**Code that draws figures:**
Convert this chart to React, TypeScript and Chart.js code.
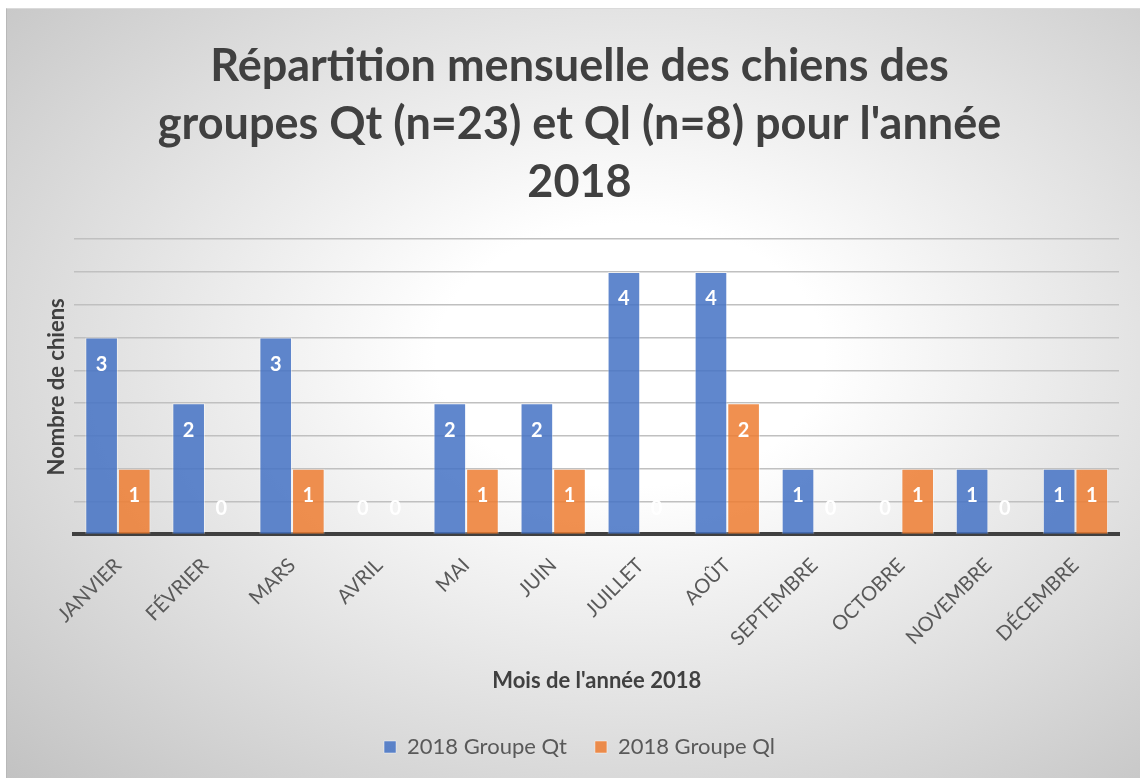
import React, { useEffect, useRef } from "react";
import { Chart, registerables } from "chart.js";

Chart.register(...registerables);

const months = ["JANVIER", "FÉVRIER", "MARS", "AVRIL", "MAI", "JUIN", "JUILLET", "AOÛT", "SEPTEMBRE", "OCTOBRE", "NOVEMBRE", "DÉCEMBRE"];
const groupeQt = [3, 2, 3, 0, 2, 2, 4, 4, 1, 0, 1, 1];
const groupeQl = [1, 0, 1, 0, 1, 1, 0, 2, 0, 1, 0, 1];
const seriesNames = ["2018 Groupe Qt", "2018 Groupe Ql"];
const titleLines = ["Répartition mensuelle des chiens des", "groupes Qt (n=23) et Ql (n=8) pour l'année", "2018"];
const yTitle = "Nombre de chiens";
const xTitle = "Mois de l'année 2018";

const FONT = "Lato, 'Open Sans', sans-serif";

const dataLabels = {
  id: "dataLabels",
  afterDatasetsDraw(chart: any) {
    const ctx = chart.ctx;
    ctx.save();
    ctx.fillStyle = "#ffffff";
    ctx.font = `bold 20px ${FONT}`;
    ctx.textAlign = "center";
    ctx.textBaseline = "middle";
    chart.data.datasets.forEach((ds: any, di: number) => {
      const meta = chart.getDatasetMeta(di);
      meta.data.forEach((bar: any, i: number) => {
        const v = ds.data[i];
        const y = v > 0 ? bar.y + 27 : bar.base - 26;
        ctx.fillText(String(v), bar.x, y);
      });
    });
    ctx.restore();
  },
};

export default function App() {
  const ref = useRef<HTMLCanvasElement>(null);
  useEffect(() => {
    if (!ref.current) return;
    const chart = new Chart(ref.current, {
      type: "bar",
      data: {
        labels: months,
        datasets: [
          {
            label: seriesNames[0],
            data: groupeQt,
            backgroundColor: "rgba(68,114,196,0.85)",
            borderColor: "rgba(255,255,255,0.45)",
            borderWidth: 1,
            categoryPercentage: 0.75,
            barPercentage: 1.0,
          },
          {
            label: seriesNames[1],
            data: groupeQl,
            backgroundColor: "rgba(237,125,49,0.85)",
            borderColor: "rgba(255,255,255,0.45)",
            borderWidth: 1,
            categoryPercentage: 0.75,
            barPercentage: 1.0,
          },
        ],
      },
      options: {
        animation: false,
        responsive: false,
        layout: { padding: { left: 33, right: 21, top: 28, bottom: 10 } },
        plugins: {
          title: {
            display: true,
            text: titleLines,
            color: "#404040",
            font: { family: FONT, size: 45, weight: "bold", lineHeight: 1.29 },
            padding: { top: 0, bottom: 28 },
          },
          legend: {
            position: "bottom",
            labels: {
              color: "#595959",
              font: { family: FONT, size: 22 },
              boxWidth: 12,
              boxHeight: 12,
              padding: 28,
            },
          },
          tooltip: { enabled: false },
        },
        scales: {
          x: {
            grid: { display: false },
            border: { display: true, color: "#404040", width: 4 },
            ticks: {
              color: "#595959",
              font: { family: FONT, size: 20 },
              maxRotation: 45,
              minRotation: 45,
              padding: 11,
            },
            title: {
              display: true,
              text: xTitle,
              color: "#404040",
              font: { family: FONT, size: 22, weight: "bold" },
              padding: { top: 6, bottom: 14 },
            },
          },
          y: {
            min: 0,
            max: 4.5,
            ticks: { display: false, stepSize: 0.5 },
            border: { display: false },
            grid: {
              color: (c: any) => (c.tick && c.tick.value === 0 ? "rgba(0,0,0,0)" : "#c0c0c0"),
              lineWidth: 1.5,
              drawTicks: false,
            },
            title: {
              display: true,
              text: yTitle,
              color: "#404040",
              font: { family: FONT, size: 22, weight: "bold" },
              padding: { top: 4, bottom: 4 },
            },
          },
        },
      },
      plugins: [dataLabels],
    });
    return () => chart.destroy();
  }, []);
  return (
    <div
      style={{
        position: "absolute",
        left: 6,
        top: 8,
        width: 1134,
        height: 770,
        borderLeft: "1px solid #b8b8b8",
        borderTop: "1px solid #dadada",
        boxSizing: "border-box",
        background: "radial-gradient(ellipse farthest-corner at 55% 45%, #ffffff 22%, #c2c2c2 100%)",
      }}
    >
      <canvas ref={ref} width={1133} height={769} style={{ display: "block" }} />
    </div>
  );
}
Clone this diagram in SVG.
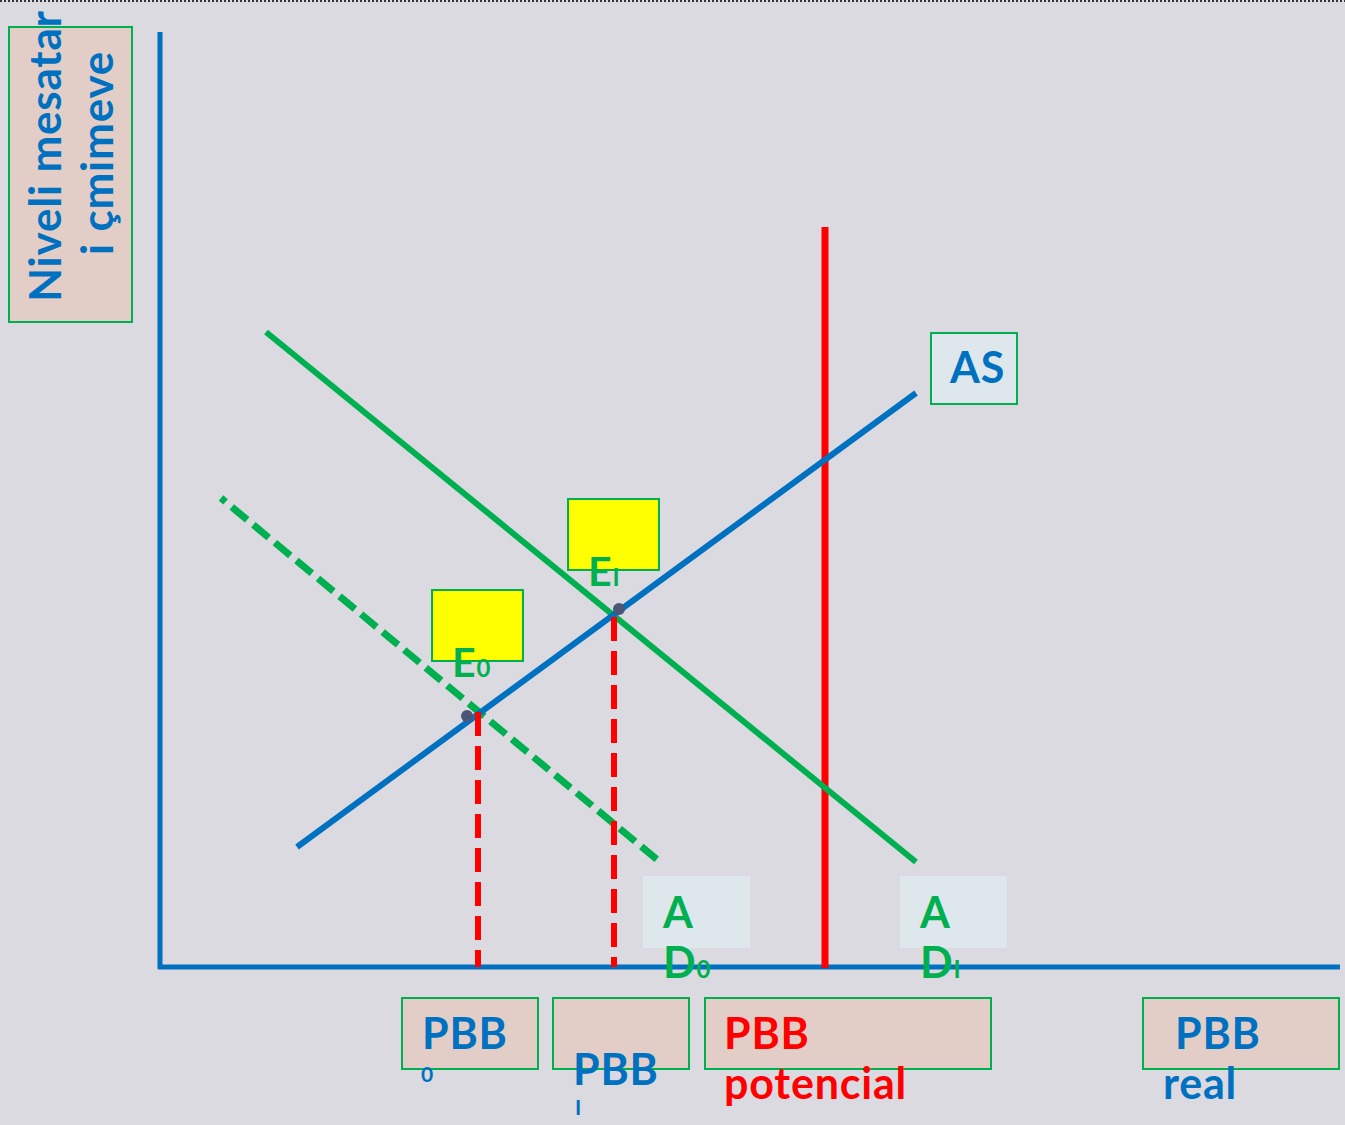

**Your goal:** Return each line exactly as written. Any picture gets left out.

**Output:**
Convert this chart to React, TypeScript and Chart.js code.
import React, { useEffect, useRef } from "react";
import { Chart, registerables } from "chart.js";

Chart.register(...registerables);

const months = ["JANVIER", "FÉVRIER", "MARS", "AVRIL", "MAI", "JUIN", "JUILLET", "AOÛT", "SEPTEMBRE", "OCTOBRE", "NOVEMBRE", "DÉCEMBRE"];
const groupeQt = [3, 2, 3, 0, 2, 2, 4, 4, 1, 0, 1, 1];
const groupeQl = [1, 0, 1, 0, 1, 1, 0, 2, 0, 1, 0, 1];
const seriesNames = ["2018 Groupe Qt", "2018 Groupe Ql"];
const titleLines = ["Répartition mensuelle des chiens des", "groupes Qt (n=23) et Ql (n=8) pour l'année", "2018"];
const yTitle = "Nombre de chiens";
const xTitle = "Mois de l'année 2018";

const FONT = "Lato, 'Open Sans', sans-serif";

const dataLabels = {
  id: "dataLabels",
  afterDatasetsDraw(chart: any) {
    const ctx = chart.ctx;
    ctx.save();
    ctx.fillStyle = "#ffffff";
    ctx.font = `bold 20px ${FONT}`;
    ctx.textAlign = "center";
    ctx.textBaseline = "middle";
    chart.data.datasets.forEach((ds: any, di: number) => {
      const meta = chart.getDatasetMeta(di);
      meta.data.forEach((bar: any, i: number) => {
        const v = ds.data[i];
        const y = v > 0 ? bar.y + 27 : bar.base - 26;
        ctx.fillText(String(v), bar.x, y);
      });
    });
    ctx.restore();
  },
};

export default function App() {
  const ref = useRef<HTMLCanvasElement>(null);
  useEffect(() => {
    if (!ref.current) return;
    const chart = new Chart(ref.current, {
      type: "bar",
      data: {
        labels: months,
        datasets: [
          {
            label: seriesNames[0],
            data: groupeQt,
            backgroundColor: "rgba(68,114,196,0.85)",
            borderColor: "rgba(255,255,255,0.45)",
            borderWidth: 1,
            categoryPercentage: 0.75,
            barPercentage: 1.0,
          },
          {
            label: seriesNames[1],
            data: groupeQl,
            backgroundColor: "rgba(237,125,49,0.85)",
            borderColor: "rgba(255,255,255,0.45)",
            borderWidth: 1,
            categoryPercentage: 0.75,
            barPercentage: 1.0,
          },
        ],
      },
      options: {
        animation: false,
        responsive: false,
        layout: { padding: { left: 33, right: 21, top: 28, bottom: 10 } },
        plugins: {
          title: {
            display: true,
            text: titleLines,
            color: "#404040",
            font: { family: FONT, size: 45, weight: "bold", lineHeight: 1.29 },
            padding: { top: 0, bottom: 28 },
          },
          legend: {
            position: "bottom",
            labels: {
              color: "#595959",
              font: { family: FONT, size: 22 },
              boxWidth: 12,
              boxHeight: 12,
              padding: 28,
            },
          },
          tooltip: { enabled: false },
        },
        scales: {
          x: {
            grid: { display: false },
            border: { display: true, color: "#404040", width: 4 },
            ticks: {
              color: "#595959",
              font: { family: FONT, size: 20 },
              maxRotation: 45,
              minRotation: 45,
              padding: 11,
            },
            title: {
              display: true,
              text: xTitle,
              color: "#404040",
              font: { family: FONT, size: 22, weight: "bold" },
              padding: { top: 6, bottom: 14 },
            },
          },
          y: {
            min: 0,
            max: 4.5,
            ticks: { display: false, stepSize: 0.5 },
            border: { display: false },
            grid: {
              color: (c: any) => (c.tick && c.tick.value === 0 ? "rgba(0,0,0,0)" : "#c0c0c0"),
              lineWidth: 1.5,
              drawTicks: false,
            },
            title: {
              display: true,
              text: yTitle,
              color: "#404040",
              font: { family: FONT, size: 22, weight: "bold" },
              padding: { top: 4, bottom: 4 },
            },
          },
        },
      },
      plugins: [dataLabels],
    });
    return () => chart.destroy();
  }, []);
  return (
    <div
      style={{
        position: "absolute",
        left: 6,
        top: 8,
        width: 1134,
        height: 770,
        borderLeft: "1px solid #b8b8b8",
        borderTop: "1px solid #dadada",
        boxSizing: "border-box",
        background: "radial-gradient(ellipse farthest-corner at 55% 45%, #ffffff 22%, #c2c2c2 100%)",
      }}
    >
      <canvas ref={ref} width={1133} height={769} style={{ display: "block" }} />
    </div>
  );
}
Clone this diagram in SVG.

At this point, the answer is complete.